── AVAILABLE DATA ──
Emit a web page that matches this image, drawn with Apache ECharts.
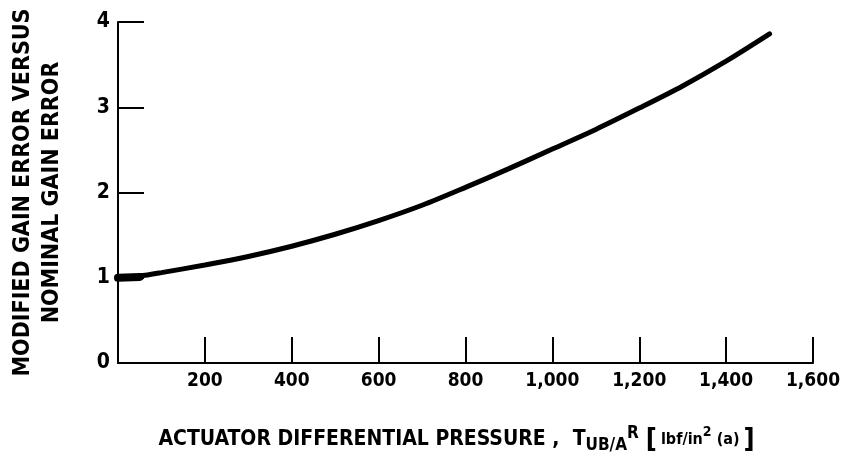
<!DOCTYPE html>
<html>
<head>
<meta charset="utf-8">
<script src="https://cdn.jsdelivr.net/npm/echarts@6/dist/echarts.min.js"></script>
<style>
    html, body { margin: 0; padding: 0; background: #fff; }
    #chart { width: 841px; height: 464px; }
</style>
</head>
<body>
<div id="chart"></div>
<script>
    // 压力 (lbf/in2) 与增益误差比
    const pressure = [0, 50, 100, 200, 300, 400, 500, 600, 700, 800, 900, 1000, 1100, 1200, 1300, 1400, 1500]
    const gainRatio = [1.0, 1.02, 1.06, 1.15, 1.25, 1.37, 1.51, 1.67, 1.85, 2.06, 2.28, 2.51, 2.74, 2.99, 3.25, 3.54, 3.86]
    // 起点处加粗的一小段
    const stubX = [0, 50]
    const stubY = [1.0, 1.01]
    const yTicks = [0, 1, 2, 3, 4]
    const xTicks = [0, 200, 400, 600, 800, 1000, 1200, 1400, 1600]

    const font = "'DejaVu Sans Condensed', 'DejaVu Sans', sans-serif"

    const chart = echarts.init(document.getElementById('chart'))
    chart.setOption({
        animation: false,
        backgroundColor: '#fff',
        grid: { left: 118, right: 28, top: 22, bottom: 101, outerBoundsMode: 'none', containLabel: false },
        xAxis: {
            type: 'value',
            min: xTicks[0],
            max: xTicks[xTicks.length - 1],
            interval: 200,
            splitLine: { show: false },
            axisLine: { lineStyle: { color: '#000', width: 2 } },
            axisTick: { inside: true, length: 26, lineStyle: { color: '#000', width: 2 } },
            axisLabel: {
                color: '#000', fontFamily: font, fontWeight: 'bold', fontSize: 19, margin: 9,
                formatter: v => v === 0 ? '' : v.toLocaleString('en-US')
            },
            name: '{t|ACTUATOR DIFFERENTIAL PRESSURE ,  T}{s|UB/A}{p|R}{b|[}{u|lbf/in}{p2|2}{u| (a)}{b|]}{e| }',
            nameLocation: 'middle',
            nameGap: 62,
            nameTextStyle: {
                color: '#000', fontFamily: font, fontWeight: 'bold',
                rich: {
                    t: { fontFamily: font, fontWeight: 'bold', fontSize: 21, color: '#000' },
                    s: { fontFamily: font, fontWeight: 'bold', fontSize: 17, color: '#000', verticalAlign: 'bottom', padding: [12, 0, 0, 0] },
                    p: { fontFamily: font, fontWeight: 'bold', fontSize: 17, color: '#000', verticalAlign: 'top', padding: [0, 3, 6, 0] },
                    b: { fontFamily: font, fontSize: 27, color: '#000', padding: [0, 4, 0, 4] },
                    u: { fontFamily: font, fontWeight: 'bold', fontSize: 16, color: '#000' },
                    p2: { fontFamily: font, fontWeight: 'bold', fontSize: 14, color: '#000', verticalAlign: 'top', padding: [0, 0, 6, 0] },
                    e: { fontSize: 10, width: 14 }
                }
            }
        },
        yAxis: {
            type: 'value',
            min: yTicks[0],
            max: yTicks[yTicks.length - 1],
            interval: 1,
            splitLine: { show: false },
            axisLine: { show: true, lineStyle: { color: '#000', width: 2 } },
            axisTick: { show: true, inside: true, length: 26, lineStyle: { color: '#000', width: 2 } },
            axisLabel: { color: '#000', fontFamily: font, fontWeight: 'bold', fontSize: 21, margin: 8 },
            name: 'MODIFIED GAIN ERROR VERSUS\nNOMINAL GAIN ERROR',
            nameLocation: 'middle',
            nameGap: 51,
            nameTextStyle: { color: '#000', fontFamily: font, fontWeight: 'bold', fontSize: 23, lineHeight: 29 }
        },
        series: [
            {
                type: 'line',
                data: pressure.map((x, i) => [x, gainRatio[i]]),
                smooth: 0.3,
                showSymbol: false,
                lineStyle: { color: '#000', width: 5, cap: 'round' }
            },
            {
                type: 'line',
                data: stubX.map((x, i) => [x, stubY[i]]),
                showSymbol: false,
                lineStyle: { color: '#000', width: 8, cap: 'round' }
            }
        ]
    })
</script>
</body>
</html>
───
Go from the first line of the listing to the line holding "1200, 1400, 1600]" and, please, transcribe those lines exactly, both included, with no pictures.

Emit a web page that matches this image, drawn with Apache ECharts.
<!DOCTYPE html>
<html>
<head>
<meta charset="utf-8">
<script src="https://cdn.jsdelivr.net/npm/echarts@6/dist/echarts.min.js"></script>
<style>
    html, body { margin: 0; padding: 0; background: #fff; }
    #chart { width: 841px; height: 464px; }
</style>
</head>
<body>
<div id="chart"></div>
<script>
    // 压力 (lbf/in2) 与增益误差比
    const pressure = [0, 50, 100, 200, 300, 400, 500, 600, 700, 800, 900, 1000, 1100, 1200, 1300, 1400, 1500]
    const gainRatio = [1.0, 1.02, 1.06, 1.15, 1.25, 1.37, 1.51, 1.67, 1.85, 2.06, 2.28, 2.51, 2.74, 2.99, 3.25, 3.54, 3.86]
    // 起点处加粗的一小段
    const stubX = [0, 50]
    const stubY = [1.0, 1.01]
    const yTicks = [0, 1, 2, 3, 4]
    const xTicks = [0, 200, 400, 600, 800, 1000, 1200, 1400, 1600]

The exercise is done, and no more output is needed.